## START MATERIAL PROVIDED
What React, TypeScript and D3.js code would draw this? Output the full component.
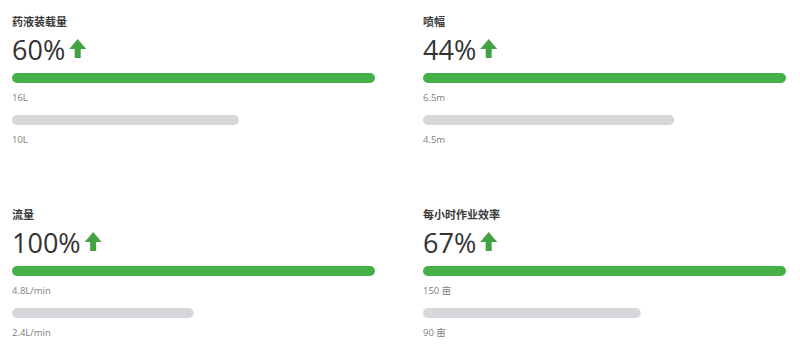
## END MATERIAL PROVIDED
## START MATERIAL PROVIDED
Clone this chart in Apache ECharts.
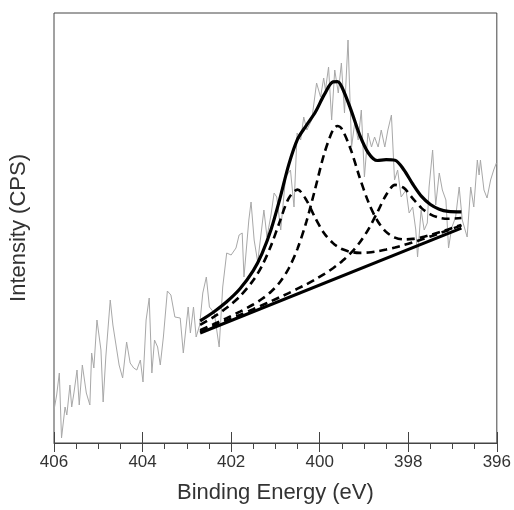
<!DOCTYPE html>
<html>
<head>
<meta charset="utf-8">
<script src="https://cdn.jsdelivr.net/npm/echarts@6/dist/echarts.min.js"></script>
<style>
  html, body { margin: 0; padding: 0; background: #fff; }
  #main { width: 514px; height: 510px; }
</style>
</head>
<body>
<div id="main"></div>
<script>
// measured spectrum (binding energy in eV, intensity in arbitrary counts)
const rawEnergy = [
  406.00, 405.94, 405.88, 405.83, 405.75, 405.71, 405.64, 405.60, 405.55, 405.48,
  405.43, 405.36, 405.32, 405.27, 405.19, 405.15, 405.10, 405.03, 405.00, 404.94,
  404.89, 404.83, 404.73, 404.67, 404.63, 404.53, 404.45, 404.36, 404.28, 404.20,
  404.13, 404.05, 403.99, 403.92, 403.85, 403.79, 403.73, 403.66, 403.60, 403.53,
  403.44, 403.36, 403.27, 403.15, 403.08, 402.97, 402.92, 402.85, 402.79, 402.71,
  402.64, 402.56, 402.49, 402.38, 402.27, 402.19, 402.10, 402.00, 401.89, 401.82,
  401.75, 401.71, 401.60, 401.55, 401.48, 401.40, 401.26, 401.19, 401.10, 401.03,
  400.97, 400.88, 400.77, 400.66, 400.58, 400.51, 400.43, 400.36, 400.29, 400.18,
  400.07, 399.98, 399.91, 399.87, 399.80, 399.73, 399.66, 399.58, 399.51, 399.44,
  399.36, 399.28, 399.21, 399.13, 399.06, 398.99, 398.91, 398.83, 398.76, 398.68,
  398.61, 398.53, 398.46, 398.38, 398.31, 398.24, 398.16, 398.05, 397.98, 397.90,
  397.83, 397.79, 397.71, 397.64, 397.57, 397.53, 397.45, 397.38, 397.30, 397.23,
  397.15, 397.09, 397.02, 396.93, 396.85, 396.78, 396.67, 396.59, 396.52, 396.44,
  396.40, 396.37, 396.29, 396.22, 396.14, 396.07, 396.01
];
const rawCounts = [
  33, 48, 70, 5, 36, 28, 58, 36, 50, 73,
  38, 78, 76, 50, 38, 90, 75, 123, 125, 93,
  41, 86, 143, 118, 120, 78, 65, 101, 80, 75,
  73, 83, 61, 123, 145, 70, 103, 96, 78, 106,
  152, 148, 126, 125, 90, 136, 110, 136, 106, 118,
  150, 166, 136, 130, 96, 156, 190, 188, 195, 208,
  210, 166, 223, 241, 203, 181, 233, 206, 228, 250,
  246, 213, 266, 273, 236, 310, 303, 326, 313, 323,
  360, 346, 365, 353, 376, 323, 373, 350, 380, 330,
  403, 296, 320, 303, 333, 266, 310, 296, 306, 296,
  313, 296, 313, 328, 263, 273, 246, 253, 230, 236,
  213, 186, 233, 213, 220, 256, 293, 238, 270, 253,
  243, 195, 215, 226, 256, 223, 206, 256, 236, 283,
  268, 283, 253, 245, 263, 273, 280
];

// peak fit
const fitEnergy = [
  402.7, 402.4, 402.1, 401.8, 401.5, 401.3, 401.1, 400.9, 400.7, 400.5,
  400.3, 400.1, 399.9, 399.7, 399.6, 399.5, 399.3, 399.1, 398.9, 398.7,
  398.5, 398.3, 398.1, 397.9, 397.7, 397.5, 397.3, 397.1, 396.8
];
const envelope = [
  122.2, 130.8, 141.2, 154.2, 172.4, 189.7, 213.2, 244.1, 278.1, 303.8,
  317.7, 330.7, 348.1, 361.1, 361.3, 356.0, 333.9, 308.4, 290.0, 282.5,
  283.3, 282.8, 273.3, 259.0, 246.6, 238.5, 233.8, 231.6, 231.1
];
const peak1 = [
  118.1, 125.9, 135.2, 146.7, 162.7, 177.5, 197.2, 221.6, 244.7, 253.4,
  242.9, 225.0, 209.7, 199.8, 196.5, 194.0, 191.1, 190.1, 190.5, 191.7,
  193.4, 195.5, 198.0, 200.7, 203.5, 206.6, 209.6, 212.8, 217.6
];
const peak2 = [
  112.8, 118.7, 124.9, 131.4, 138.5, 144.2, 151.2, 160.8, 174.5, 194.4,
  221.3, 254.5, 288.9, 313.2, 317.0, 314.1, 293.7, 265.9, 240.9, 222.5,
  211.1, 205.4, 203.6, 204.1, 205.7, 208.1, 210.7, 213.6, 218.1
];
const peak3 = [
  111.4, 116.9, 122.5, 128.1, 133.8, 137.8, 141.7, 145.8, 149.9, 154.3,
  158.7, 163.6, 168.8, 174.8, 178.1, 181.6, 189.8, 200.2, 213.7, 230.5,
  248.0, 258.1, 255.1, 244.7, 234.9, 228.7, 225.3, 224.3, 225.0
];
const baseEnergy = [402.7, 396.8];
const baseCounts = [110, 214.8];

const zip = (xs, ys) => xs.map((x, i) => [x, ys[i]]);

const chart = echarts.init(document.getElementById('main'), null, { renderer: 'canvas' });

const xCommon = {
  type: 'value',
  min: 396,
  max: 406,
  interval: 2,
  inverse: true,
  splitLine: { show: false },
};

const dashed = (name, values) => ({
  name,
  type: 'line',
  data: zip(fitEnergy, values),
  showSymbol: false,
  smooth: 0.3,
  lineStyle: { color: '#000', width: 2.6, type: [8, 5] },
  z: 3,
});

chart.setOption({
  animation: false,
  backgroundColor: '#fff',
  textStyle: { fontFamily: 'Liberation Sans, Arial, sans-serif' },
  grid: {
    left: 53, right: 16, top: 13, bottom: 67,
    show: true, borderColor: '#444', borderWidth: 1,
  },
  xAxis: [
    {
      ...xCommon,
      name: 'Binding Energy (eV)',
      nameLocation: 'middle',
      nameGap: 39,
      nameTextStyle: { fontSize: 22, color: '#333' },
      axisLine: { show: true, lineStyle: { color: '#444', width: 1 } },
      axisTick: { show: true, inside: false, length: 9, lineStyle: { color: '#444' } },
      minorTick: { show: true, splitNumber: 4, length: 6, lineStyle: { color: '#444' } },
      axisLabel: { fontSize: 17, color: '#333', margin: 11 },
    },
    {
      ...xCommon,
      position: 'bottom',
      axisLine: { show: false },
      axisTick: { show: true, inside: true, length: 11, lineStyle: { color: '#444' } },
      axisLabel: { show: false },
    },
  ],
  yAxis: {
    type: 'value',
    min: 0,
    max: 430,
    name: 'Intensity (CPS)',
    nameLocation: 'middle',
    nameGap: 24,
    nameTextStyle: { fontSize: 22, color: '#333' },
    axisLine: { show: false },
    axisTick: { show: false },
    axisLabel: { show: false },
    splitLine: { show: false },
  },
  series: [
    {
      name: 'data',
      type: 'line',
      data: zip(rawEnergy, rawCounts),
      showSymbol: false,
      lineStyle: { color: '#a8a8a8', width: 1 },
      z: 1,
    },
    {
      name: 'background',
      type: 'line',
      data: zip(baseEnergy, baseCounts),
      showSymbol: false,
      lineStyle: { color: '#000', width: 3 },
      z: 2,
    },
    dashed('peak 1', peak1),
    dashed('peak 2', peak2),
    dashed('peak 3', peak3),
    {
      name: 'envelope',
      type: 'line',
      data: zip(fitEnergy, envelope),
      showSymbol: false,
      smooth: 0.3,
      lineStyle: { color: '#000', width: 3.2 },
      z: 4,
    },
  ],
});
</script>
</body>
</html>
## END MATERIAL PROVIDED
## START MATERIAL PROVIDED
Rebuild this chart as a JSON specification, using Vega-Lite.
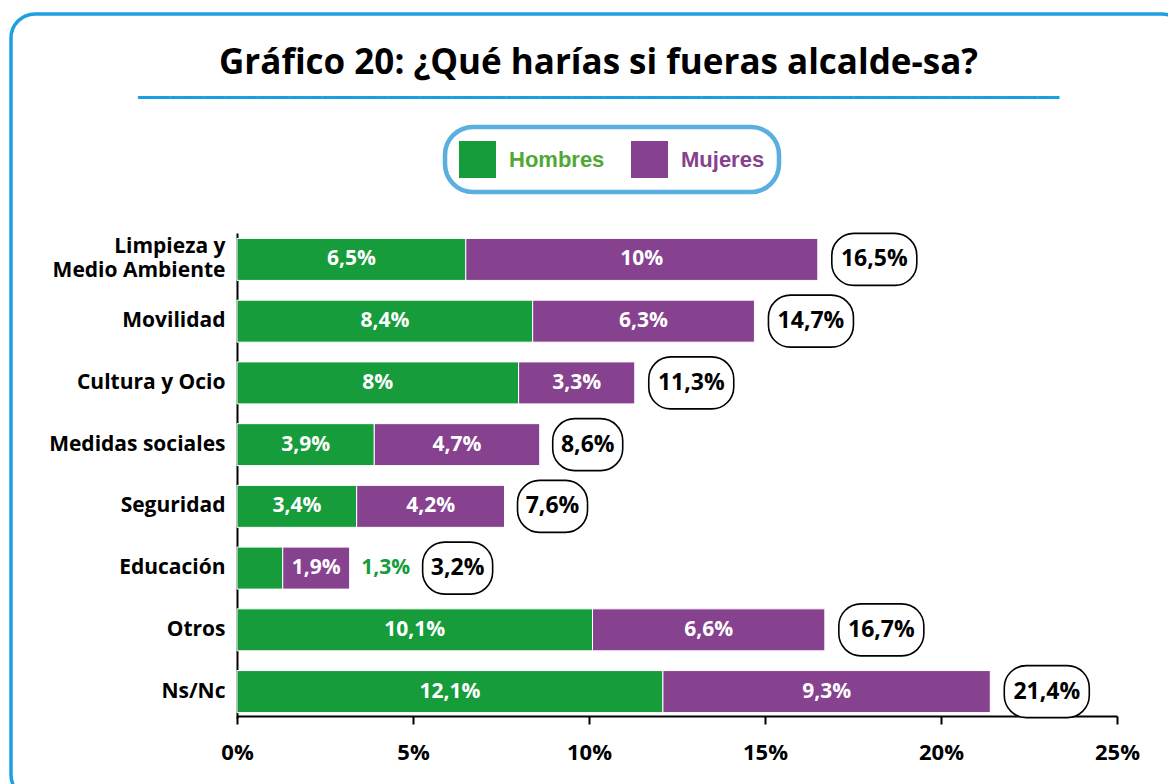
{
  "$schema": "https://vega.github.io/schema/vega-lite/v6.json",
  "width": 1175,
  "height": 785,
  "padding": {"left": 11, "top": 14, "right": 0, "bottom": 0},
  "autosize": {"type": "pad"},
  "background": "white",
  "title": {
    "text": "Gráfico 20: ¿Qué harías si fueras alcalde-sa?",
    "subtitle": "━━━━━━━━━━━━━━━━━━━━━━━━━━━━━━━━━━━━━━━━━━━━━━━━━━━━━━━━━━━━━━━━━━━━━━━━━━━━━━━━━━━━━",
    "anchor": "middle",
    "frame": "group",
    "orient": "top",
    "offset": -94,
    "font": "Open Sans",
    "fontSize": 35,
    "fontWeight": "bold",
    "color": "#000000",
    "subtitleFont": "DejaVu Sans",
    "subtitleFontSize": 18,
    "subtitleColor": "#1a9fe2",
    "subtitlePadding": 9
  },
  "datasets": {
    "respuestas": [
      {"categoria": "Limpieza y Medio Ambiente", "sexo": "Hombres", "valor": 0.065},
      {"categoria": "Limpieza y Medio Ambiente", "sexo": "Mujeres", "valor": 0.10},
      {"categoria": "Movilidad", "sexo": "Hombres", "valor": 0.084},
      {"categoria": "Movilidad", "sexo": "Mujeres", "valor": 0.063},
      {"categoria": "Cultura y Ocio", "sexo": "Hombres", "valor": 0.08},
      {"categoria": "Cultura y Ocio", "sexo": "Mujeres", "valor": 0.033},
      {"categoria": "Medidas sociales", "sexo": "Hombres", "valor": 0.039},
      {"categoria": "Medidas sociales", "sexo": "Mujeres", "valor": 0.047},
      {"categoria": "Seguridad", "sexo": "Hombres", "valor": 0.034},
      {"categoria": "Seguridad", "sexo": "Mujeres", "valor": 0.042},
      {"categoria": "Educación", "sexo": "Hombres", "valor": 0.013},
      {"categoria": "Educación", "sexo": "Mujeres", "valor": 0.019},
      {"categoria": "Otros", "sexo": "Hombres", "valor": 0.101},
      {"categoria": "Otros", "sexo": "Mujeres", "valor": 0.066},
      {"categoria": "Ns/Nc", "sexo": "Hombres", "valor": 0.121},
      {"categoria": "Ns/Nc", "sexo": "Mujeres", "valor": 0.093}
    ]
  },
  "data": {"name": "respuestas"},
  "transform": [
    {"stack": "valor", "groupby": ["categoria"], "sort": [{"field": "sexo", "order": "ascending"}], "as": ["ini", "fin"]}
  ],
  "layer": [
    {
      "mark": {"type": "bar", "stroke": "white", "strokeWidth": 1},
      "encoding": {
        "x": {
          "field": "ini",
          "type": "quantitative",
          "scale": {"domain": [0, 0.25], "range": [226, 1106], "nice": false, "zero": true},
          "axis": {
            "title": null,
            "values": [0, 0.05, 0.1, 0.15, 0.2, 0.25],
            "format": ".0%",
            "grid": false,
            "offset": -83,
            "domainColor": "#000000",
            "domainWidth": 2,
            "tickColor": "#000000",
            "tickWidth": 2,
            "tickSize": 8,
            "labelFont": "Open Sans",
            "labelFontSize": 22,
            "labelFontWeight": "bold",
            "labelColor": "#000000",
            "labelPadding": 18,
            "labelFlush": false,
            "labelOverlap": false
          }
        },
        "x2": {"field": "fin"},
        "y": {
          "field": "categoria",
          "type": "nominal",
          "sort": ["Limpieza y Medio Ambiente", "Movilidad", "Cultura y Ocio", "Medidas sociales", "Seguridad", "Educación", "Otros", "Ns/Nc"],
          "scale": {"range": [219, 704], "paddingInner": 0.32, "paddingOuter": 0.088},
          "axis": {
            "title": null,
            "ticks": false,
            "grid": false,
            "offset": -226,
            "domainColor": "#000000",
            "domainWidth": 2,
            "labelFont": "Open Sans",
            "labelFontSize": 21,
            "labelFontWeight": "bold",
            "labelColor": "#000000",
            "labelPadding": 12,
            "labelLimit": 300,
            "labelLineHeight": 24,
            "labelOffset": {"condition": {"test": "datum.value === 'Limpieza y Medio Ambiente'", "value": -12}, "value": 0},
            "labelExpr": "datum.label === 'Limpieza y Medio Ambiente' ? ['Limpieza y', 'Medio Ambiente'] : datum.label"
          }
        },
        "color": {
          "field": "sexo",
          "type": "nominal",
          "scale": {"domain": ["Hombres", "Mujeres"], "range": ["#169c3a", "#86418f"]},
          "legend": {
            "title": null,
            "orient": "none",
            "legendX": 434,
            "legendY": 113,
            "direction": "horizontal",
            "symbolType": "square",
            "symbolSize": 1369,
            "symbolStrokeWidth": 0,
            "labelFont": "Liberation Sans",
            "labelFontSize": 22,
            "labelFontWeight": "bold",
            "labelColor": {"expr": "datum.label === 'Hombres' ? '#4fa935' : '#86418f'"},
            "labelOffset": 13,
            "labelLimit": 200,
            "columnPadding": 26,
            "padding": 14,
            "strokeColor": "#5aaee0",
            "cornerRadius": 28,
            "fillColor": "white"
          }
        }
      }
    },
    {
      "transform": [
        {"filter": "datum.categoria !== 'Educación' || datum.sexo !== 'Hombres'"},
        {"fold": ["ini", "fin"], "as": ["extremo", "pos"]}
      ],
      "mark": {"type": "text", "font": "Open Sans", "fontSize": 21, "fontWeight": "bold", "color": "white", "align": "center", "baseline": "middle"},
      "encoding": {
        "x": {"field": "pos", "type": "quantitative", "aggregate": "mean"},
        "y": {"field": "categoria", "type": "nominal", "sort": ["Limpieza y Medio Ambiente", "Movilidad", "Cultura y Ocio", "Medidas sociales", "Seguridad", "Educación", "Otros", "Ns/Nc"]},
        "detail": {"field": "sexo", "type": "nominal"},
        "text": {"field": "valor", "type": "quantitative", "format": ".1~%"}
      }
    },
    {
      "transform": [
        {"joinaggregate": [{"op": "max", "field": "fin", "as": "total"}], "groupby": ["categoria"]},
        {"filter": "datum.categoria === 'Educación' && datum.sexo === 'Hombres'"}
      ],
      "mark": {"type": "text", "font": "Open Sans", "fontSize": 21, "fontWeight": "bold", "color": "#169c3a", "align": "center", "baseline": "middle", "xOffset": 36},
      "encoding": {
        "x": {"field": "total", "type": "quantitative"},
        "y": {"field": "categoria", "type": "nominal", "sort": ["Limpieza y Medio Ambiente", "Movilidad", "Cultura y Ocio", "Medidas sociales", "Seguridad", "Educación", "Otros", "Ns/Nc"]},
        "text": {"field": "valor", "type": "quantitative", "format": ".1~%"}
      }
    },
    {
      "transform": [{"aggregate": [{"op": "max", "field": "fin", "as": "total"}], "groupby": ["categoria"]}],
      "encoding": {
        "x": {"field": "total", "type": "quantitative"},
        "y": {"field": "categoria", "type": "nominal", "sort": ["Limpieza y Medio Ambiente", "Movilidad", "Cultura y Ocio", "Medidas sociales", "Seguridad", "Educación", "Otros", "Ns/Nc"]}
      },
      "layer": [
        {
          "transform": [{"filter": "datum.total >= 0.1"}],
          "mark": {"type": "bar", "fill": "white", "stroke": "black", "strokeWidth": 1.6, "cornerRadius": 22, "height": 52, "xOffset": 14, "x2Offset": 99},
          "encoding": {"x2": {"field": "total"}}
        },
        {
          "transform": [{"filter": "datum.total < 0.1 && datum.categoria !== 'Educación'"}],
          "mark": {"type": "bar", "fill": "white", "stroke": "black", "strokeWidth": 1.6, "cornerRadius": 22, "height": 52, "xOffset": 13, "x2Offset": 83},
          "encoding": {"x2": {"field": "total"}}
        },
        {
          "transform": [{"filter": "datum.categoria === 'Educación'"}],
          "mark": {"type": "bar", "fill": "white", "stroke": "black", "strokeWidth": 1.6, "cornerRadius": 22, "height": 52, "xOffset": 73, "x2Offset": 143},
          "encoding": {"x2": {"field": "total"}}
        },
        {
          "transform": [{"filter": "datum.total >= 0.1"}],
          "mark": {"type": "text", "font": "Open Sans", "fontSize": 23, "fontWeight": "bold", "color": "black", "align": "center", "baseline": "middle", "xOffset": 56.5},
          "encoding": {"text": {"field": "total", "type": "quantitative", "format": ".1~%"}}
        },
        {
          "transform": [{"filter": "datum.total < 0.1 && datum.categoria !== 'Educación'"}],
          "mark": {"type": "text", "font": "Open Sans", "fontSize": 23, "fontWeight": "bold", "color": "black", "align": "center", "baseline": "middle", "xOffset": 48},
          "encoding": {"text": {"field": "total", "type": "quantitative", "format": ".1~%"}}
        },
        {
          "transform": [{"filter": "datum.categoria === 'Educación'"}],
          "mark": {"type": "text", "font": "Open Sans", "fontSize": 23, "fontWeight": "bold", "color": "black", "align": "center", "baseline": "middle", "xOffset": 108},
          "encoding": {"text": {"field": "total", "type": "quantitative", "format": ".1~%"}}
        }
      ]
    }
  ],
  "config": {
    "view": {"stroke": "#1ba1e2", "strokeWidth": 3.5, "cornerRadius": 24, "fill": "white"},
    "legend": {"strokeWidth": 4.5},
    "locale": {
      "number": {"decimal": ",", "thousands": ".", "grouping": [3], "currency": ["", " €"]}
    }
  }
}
## END MATERIAL PROVIDED
WHAT TO DO:
Look for "this" and pull out every line that has it.

FULL ANSWER:
What React, TypeScript and D3.js code would draw this? Output the full component.
Clone this chart in Apache ECharts.
Rebuild this chart as a JSON specification, using Vega-Lite.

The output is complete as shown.